The message of the "no ponies" ad, he concluded: "We don't want to fight with the company that is selling the polos with ponies. But No Ponies, No Logos, Just Polos. Simple, clean, and also, very organized. This is our way."

Mr. Hamada asked Mr. Domae:

The pronunciation of the brand name in English--it's a play on "unique clothing," but should it be you-NEEK-lo, or YOU-nee-klo?

"Actually we haven't decided how to pronounce it, but a lot of Americans call it YOU-nee-klo, so that's what I used," Mr. Domae replied.

Q&A with the audience followed:

Who is your true core customer in the U.S., and how well do you understand that customer's needs?

The career and clean casual categories are bigger than the street type of customer right now, "and that's why we're doing the promotion of the t-shirt campaign, which is more focused on that third customer," Mr.

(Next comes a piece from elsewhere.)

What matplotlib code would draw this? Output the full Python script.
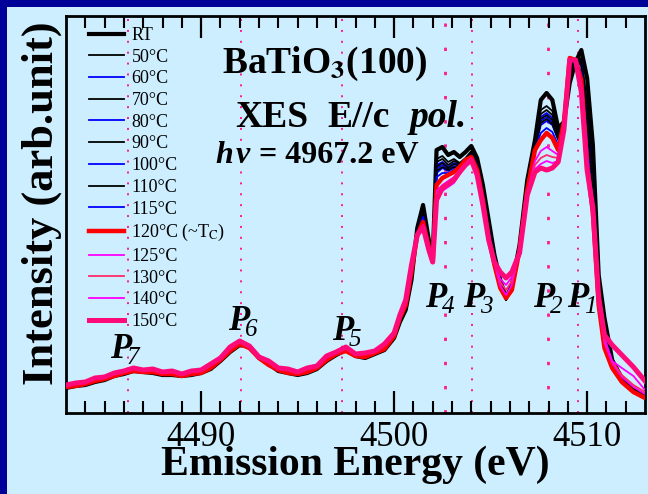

Domae replied.

How do you keep the quality high at such low prices?
The answer is economies of scale, Mr. Domae said. "Our style numbers are very limited compared with other fashion brands. A thousand--sounds very big, but it's very, very small compared with other brands like H&M or even with the Gap."

Uniqlo relies on some 60 or 80 mills and factories, he observed. With a single vendor for a given style number, Uniqlo can lower its costs by giving the vendor as much as three months' lead time on a design.

Will Uniqlo USA partner with celebrities and athletes, or is the concept that your customers create their own style almost the antithesis of celebrity marketing?

"We may do something similar," but hiring someone to speak for the company won't necessarily be a fashion model, Mr. Domae responded. "And luckily a lot of artists and a lot of celebrities with strong personalities already showed interest in our philosophy."

Before you launched in the U.S., did you train your American staff to the standards of customer service in Japan?

"We're still in the process of developing the trainings, so in our store, I'm actually not very satisfied about the customer service level, right now," replied Mr. Domae. "We are now considering how to do that."